Speciale

La scoperta del mondo

13 Dicembre 2011

Nessuno di noi c’era mai stato a Larche. Larche era in Francia, oltre le montagne. Era il villaggio che solo i ragazzi più grandi avevano visto, raggiungendolo in ore e ore di cammino. Lungo il sentiero si incontravano il lago dei nove colori, il sentiero delle roccette, la mole enorme del Chambeyron, con la sua cima sempre tra le nuvole. Ma nessuno ci portava fin lassù. Mai. Nemmeno sul sentiero della cascata scavato nella roccia.

 

La piccola Chiappera, invece, la conoscevamo bene. C’era il bar di Marta, dove fuggivamo per sfidare i capi e il curato, decine di fontane di pietra tutte scolpite, il piccolo campo da calcio, la chiesetta che odorava di fresco e di legno. Era il villaggio di Heidi dove tutto era perfetto ma a noi non bastava più. Noi eravamo appassionati di alte montagne e di cartine geografiche, ci piaceva calcolare le distanze e le ore di cammino e pur di camminare e far fatica avremmo dato tutti i giochi e gli svaghi del mondo. C’era soltanto la Provenzale bella e slanciata davanti a noi, che appostati sul piazzale delle Casa Alpina, come se si trattasse del cassero di una nave, ci accontentavamo di osservare, con l’aiuto di un binocolo, gli alpinisti domenicali che si muovevano lungo le sue ripide pareti con  gesti lillipuziani.

 

Ma un anno venne la nostra ora. A ferragosto prendemmo armi e bagagli e partimmo. In tre giorni avremmo raggiunto Larche e saremmo tornati a Chiappera passando per  la valle di Saint Paul. Era fatta. Tutto era deciso. Per la prima volta eravamo liberi e ci sembrava di toccare il cielo. Camminammo sotto degli zaini più grandi di noi fino al confine e giocammo a saltare da una parte all’altra della linea immaginaria: “ Ei, guarda com’è facile: qui è la Francia, qui è l’Italia!”. Aria sottile e campi di genzianelle, laghi indaco e cieli blu, sfasciumi di roccia e camosci in fuga, giù con il tacco degli scarponi sui nevai, e poi, su, per toccare per la prima volta i tremila metri! Scendemmo poi per prati immensi, facendoci scivolare sull’erba lucida come ghiaccio, fino a che ad un certo punto, superata una collinetta verde, lo vedemmo, lì sotto ai nostri piedi. Era Larche.

 

Ci guardammo l’un l’atro. Non era bello come pensavamo! I tetti erano di latta, le case non avevano la rustica eleganza di quelle di Chiappera.

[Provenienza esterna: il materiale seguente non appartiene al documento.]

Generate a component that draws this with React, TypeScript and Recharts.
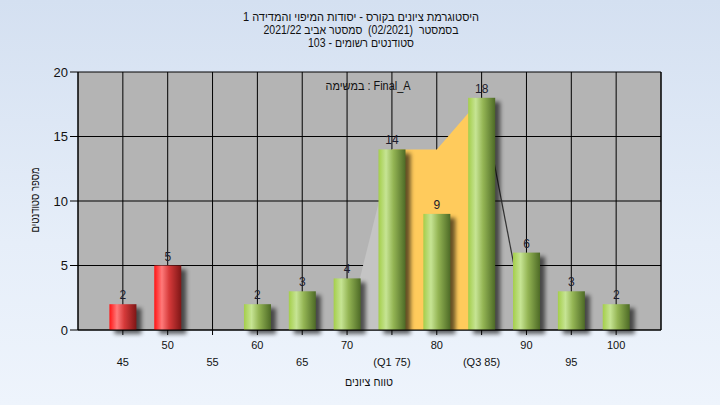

Le montagne intorno  erano uguali alle nostre, ma meno aguzze e meno slanciate. Non c’erano negozi attorno, né un bar, né ragazze francesi brune e affascinanti. La strada era percorsa da macchine e camion, e a vederceli sfilare sotto il naso ci sentimmo come ingannati. Sedemmo allora su una panchina a mangiare qualcosa e mentre discutevamo  se davvero ne valeva la pena di fare tanta fatica, quando a Larche, ci si arrivava in un paio d’ore, in auto, attraversando il colle della Maddalena.
Dopo un po’ ripartimmo, in silenzio, a testa bassa, Presto però la delusione si trasformò in allegria. Camminavamo con le ginocchia sbucciate e i piedi doloranti, ma eravamo felici. Dormimmo in una casa abbandonata, sotto le stelle, vedemmo per la prima volta i francesi, ci legammo ad una corda per discendere un nevaio, gridammo tutta la nostra gioia alle rocce, che ce la restituirono con la forza di un tuono.

 

Dopo tre giorni, lunghi come un mese, tornammo a casa. Ci sentivamo cambiati, come se durante il viaggio avessimo attraversato una specie di confine interiore. Ma nessuno di noi immaginava lontanamente che la vita, come un’elica, ci avrebbe sparsi per il mondo, e che un giorno non sarebbe rimasta che questa storia a tenerci insieme.